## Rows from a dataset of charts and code
----

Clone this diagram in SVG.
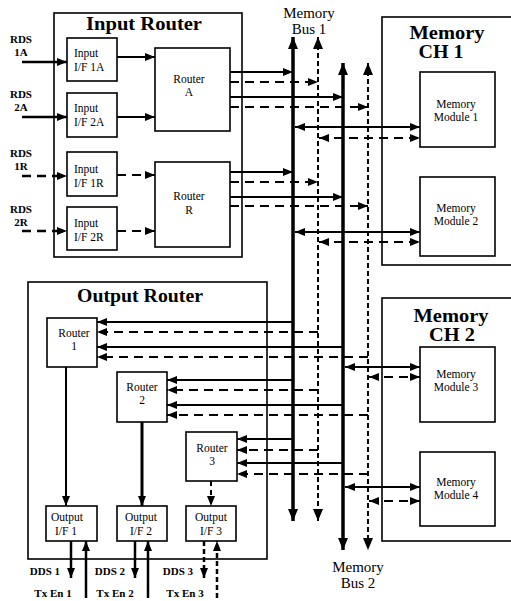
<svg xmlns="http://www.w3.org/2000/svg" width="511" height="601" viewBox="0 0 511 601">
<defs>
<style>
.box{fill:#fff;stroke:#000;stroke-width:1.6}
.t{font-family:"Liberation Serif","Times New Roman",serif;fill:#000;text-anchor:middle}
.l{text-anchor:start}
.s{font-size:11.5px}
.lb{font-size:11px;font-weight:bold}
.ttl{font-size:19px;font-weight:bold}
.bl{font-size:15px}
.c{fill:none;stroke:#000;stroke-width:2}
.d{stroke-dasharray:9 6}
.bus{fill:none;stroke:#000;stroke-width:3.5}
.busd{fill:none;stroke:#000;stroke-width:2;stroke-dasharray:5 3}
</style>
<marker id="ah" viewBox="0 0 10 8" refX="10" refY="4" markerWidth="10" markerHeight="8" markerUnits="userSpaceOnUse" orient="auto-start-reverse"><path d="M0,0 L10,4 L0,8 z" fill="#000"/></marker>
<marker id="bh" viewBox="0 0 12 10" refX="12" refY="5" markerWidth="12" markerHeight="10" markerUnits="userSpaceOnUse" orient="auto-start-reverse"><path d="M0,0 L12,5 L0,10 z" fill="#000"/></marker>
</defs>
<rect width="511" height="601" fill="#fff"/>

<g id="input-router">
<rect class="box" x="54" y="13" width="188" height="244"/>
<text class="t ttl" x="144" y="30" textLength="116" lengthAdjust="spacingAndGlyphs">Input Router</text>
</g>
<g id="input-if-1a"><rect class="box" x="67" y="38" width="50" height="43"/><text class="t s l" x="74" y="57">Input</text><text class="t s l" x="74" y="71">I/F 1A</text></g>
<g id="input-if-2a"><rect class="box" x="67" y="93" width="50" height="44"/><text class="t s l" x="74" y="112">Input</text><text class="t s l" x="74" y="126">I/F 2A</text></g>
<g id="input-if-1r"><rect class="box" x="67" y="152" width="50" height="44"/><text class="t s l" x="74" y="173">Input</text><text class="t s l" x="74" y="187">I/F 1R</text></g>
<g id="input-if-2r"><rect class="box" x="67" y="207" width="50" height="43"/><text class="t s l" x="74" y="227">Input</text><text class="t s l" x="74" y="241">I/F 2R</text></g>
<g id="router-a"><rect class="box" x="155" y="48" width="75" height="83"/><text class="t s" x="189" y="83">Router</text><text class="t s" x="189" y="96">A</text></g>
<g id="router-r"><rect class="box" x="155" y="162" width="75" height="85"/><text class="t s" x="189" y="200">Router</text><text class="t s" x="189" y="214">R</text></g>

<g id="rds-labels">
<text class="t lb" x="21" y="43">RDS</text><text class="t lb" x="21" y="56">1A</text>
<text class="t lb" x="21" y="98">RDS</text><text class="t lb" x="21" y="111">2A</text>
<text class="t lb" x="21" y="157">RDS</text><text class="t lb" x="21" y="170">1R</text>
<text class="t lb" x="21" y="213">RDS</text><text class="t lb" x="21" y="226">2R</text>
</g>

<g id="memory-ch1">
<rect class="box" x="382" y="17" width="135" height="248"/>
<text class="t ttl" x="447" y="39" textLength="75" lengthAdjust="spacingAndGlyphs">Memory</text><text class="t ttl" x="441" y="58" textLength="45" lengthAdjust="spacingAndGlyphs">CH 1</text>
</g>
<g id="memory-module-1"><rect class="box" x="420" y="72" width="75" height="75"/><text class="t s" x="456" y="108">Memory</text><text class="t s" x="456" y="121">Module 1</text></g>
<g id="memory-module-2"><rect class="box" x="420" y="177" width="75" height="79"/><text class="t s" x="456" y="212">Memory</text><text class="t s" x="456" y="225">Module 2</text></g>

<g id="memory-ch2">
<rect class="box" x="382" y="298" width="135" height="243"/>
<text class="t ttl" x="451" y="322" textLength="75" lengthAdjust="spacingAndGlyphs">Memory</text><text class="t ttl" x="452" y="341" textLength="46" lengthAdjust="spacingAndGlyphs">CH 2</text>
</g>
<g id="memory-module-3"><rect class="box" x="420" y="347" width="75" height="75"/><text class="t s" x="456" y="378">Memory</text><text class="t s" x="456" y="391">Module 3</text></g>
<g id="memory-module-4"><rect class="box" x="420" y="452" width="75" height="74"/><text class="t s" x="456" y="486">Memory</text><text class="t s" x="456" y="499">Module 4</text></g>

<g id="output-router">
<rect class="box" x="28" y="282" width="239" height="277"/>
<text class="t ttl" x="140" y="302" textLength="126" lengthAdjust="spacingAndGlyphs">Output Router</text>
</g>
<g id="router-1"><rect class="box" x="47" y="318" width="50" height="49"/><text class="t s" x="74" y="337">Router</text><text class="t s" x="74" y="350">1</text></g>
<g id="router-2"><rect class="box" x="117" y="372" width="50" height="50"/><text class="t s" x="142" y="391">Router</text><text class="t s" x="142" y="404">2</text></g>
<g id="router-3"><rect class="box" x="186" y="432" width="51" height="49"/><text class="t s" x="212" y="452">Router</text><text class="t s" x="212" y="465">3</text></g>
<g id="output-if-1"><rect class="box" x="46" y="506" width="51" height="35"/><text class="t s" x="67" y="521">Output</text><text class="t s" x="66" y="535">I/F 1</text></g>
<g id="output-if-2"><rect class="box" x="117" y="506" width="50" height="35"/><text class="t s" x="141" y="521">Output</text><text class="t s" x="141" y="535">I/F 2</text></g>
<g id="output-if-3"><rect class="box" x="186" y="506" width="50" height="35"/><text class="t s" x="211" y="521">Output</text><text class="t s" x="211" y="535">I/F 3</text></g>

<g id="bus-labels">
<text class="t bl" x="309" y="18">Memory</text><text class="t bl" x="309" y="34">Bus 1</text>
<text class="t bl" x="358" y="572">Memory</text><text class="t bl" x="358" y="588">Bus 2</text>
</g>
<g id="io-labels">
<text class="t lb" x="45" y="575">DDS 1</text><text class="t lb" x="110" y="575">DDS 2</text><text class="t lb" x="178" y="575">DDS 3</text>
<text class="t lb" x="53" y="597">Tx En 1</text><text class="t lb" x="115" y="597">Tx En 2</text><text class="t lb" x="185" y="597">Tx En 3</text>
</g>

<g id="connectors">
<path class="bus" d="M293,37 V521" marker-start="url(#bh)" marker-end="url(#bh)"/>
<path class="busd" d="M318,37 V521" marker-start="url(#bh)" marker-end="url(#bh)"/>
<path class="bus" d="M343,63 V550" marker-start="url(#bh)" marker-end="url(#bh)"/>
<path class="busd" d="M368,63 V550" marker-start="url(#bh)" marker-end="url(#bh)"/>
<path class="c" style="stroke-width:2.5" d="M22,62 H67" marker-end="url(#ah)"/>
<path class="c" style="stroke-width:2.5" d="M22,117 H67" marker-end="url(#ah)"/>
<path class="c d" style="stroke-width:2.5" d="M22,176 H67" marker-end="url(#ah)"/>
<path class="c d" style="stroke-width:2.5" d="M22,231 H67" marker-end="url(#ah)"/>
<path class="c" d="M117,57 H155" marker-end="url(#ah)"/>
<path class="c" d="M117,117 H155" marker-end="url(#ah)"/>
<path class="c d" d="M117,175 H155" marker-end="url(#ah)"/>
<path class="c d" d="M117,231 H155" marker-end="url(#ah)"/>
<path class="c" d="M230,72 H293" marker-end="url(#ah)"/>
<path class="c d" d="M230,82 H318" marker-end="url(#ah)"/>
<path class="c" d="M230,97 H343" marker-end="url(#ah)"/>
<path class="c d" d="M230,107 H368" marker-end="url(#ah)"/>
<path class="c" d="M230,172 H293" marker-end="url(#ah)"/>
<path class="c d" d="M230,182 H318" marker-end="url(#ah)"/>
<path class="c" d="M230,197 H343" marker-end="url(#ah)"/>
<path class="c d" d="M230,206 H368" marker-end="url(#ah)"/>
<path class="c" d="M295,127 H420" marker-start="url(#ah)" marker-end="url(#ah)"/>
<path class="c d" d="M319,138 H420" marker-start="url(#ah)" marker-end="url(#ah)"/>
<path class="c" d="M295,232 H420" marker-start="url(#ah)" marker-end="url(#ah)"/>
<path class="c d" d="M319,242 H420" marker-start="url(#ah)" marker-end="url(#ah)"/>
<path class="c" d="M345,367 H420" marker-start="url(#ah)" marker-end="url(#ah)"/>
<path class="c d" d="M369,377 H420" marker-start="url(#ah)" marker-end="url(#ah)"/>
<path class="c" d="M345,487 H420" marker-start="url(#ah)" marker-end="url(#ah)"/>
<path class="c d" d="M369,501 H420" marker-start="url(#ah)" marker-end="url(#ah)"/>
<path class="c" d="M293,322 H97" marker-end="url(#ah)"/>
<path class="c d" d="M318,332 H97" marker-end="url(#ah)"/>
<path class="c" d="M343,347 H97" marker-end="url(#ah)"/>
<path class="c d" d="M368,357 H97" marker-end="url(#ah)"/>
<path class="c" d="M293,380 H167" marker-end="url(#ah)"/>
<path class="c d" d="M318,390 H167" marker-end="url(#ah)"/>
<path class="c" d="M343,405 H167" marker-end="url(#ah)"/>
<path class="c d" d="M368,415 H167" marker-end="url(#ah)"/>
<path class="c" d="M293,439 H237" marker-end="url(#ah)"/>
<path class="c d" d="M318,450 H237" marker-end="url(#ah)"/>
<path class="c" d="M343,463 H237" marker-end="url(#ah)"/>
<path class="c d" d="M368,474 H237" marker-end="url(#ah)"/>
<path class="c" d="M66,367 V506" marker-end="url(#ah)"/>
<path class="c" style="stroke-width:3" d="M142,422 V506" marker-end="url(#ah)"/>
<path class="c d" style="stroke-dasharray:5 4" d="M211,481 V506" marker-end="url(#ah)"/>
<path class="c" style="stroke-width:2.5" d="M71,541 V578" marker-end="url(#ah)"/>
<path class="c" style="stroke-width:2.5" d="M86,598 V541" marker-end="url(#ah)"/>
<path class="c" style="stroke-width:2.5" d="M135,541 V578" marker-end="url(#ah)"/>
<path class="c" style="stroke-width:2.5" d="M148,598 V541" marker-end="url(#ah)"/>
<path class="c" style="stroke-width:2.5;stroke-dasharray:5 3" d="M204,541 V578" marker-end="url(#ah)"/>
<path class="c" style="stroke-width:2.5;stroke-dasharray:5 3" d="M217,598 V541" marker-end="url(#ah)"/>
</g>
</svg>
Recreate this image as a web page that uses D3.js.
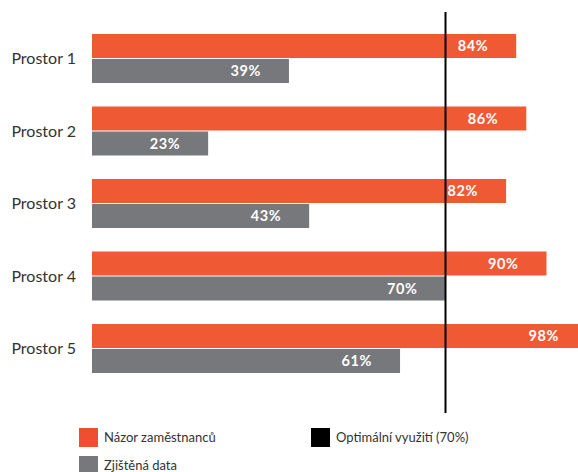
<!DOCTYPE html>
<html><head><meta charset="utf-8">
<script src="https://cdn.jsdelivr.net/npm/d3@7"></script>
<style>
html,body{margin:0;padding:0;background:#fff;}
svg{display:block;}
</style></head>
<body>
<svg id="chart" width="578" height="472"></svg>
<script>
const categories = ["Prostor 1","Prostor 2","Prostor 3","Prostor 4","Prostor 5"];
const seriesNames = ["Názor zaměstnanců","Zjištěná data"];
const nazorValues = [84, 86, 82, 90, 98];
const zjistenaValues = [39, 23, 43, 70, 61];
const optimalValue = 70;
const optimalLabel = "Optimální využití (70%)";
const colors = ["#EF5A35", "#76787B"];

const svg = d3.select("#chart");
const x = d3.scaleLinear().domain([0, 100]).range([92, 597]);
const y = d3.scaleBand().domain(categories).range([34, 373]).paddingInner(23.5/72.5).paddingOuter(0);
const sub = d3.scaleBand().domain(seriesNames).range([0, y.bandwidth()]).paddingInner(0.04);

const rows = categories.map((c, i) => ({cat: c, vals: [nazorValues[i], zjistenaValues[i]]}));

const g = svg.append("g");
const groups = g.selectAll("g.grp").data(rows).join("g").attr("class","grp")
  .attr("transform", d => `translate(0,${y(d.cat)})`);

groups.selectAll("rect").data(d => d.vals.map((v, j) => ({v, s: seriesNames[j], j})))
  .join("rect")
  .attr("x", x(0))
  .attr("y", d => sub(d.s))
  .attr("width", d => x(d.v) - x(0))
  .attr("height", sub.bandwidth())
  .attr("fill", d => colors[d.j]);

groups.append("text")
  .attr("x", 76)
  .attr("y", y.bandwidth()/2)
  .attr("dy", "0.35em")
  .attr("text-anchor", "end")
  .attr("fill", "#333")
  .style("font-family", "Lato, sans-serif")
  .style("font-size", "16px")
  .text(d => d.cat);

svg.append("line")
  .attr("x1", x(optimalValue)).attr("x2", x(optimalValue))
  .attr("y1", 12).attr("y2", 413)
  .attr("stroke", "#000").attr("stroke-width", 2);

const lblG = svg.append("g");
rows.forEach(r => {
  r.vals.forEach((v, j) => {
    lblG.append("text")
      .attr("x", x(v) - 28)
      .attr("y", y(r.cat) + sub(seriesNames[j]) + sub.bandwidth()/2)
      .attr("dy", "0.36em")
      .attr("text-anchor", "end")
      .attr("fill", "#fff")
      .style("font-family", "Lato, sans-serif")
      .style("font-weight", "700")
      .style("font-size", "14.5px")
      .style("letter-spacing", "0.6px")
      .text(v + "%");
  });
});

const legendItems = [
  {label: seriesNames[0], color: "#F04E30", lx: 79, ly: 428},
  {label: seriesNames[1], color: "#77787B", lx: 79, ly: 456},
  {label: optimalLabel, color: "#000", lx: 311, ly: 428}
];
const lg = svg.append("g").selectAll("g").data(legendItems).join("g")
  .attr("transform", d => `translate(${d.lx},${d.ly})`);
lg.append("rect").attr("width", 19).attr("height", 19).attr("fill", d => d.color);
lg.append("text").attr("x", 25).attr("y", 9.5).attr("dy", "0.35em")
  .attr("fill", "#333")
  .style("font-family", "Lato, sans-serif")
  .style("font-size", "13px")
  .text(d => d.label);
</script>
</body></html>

----

## Instructions to follow
Copy each line above containing the string "this".

## Answer to the exercise
Clone this diagram in SVG.
Recreate this image as a web page that uses D3.js.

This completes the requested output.